:: Supplied information
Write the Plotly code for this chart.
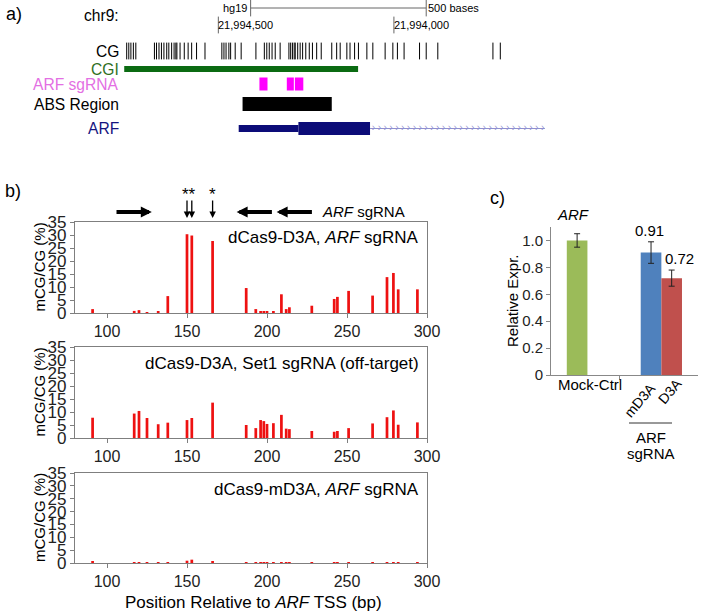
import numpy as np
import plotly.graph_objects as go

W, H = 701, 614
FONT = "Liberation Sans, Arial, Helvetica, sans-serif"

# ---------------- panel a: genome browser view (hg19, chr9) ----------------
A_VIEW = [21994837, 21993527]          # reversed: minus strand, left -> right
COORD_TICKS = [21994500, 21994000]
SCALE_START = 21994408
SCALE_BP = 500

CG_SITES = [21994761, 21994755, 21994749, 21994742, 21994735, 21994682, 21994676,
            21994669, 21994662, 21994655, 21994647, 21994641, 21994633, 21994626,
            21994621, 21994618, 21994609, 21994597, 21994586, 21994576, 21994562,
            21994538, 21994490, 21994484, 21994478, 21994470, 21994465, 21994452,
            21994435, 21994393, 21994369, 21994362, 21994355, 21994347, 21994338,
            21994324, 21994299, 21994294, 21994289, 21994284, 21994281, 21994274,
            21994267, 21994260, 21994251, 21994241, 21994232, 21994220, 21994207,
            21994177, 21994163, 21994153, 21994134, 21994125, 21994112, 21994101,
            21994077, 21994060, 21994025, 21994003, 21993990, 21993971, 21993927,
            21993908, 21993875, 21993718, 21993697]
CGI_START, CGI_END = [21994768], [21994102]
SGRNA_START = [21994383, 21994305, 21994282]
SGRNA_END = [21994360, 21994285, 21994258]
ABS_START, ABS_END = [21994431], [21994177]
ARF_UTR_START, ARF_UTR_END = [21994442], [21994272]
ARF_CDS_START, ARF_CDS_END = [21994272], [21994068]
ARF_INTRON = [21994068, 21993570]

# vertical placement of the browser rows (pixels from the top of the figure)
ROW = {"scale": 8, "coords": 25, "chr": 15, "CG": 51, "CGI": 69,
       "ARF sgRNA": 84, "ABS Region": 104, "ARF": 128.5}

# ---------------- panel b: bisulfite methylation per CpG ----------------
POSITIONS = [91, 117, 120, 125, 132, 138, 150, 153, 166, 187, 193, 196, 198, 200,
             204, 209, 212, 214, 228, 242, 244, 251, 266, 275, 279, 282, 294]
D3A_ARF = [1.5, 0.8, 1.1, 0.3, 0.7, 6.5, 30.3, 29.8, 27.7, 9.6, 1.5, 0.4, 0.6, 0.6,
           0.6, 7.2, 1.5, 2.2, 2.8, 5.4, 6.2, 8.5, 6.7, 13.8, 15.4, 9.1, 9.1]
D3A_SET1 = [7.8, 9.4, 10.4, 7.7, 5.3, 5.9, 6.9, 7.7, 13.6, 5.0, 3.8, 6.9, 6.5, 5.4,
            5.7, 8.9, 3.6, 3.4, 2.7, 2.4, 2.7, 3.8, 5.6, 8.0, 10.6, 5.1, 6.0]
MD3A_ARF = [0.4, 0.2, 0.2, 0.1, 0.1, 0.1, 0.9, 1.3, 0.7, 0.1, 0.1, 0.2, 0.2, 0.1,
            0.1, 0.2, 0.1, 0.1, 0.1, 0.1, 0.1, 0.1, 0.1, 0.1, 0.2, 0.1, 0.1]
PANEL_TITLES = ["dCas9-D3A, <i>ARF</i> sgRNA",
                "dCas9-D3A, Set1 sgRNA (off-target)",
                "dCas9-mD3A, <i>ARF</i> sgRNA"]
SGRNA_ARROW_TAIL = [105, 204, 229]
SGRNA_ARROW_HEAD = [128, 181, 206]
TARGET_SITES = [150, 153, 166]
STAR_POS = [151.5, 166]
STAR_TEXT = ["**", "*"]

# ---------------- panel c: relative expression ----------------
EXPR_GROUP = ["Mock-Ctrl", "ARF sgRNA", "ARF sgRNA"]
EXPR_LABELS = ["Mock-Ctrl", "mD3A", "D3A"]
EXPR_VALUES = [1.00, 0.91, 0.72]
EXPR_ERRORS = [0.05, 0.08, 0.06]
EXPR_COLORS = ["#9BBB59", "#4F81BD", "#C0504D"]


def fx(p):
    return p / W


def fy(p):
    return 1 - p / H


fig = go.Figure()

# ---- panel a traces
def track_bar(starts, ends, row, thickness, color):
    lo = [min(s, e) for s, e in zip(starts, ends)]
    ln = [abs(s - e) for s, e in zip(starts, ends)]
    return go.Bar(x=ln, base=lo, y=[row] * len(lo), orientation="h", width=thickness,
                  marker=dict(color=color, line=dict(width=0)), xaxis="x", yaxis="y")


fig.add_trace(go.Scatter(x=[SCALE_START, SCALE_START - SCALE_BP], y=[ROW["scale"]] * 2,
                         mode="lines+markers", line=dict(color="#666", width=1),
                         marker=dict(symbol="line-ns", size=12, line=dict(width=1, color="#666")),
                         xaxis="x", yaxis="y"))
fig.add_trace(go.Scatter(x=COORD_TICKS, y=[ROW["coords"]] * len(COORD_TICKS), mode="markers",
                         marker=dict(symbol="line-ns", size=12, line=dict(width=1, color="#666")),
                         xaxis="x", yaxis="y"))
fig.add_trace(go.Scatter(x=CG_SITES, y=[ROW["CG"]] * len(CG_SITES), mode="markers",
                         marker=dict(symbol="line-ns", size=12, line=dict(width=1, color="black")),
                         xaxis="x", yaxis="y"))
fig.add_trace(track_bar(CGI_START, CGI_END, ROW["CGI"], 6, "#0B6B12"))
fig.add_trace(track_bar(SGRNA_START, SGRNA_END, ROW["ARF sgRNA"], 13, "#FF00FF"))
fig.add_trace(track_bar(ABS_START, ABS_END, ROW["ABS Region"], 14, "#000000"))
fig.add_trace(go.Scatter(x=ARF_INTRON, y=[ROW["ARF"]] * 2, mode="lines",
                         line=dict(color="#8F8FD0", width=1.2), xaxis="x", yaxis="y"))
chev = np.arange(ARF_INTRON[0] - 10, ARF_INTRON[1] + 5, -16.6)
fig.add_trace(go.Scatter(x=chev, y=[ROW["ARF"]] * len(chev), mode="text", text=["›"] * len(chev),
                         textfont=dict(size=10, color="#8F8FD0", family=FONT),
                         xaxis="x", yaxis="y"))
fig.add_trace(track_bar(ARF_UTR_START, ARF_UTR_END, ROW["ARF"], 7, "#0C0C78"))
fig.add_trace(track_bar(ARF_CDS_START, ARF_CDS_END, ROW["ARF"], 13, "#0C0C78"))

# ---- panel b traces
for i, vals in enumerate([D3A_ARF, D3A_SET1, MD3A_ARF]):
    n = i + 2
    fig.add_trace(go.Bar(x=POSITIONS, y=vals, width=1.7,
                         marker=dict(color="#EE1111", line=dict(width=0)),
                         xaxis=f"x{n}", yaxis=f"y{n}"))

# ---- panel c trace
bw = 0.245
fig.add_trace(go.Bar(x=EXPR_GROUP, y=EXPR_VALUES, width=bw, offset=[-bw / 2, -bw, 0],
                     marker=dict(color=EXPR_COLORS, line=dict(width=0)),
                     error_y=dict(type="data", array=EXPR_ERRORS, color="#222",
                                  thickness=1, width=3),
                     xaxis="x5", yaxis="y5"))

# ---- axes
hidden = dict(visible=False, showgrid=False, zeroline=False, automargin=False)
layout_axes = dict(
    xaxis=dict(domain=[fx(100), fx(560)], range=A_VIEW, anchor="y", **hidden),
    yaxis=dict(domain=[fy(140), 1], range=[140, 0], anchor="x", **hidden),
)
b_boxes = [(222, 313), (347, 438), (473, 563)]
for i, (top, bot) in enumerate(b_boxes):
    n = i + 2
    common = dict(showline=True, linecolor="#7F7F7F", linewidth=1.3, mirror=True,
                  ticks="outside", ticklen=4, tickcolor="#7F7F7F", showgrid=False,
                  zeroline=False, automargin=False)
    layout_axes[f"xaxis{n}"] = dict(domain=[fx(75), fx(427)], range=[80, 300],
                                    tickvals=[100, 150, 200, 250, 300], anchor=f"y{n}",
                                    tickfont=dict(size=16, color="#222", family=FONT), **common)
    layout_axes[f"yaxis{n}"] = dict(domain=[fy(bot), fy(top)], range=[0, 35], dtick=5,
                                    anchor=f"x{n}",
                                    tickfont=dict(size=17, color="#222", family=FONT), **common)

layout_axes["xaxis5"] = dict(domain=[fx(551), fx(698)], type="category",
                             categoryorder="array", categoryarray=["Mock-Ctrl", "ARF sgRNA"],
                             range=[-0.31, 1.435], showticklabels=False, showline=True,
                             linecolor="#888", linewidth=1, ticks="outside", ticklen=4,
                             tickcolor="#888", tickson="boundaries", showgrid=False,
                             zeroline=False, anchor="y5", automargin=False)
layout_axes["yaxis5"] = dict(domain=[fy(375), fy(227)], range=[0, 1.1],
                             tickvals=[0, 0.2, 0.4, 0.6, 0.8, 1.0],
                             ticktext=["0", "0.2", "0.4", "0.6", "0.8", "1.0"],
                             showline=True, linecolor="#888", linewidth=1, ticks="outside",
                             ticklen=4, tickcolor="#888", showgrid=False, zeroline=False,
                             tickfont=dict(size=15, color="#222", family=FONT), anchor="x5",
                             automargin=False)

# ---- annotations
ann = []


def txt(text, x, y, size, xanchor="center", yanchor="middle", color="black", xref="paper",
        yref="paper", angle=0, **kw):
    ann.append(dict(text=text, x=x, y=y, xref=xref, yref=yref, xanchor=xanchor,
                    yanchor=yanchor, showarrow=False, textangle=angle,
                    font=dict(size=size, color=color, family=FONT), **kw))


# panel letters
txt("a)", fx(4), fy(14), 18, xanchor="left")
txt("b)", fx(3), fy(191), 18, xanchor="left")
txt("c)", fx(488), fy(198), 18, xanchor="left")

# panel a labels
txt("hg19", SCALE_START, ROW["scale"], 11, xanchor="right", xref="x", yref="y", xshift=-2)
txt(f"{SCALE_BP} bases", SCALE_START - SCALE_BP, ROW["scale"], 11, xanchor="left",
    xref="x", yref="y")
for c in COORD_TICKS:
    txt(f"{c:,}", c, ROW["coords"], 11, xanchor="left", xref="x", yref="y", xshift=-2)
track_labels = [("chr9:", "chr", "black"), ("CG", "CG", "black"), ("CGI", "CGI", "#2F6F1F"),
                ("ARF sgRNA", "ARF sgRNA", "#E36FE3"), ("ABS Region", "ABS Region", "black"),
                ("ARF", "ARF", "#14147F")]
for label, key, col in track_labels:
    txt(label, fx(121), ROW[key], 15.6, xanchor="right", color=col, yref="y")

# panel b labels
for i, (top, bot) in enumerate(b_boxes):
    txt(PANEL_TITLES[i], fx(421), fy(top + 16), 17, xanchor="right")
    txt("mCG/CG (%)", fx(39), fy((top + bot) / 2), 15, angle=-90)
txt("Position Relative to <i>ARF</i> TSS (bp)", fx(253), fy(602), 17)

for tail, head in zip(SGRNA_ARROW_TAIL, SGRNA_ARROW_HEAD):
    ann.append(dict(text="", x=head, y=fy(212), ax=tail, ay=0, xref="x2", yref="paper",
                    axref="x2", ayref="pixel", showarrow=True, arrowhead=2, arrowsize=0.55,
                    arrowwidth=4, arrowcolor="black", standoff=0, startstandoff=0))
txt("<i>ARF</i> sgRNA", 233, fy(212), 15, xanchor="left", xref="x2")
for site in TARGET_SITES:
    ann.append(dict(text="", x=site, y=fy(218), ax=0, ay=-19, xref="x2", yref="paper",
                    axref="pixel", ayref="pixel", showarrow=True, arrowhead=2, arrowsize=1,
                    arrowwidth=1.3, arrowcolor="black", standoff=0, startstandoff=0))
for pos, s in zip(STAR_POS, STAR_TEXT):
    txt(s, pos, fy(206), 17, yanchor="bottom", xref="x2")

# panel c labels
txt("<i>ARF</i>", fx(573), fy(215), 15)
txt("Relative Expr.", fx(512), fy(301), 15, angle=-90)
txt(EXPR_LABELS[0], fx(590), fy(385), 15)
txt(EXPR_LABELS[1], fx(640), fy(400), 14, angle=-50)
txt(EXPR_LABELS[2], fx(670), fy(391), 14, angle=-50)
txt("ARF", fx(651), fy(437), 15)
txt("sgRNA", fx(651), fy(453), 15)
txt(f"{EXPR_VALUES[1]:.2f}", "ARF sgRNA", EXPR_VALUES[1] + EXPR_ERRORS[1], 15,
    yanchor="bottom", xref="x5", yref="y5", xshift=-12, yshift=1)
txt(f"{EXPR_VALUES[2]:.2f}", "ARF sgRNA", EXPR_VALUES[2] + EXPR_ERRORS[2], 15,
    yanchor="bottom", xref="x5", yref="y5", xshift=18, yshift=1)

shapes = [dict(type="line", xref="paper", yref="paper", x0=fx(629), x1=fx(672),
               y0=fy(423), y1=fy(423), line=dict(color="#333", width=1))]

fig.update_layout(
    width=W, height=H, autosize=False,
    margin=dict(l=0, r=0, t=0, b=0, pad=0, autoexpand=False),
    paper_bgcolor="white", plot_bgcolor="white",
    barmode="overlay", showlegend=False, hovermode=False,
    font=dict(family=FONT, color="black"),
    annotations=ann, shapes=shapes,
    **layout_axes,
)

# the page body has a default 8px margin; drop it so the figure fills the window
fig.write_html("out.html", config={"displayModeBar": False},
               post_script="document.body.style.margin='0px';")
::::
#### [Stated task]
Pictures are excluded; extract exactly the lines from the start of the data through the line that holds "SCALE_BP = 500", both ends included.

#### [Written reply]
Write the Plotly code for this chart.
import numpy as np
import plotly.graph_objects as go

W, H = 701, 614
FONT = "Liberation Sans, Arial, Helvetica, sans-serif"

# ---------------- panel a: genome browser view (hg19, chr9) ----------------
A_VIEW = [21994837, 21993527]          # reversed: minus strand, left -> right
COORD_TICKS = [21994500, 21994000]
SCALE_START = 21994408
SCALE_BP = 500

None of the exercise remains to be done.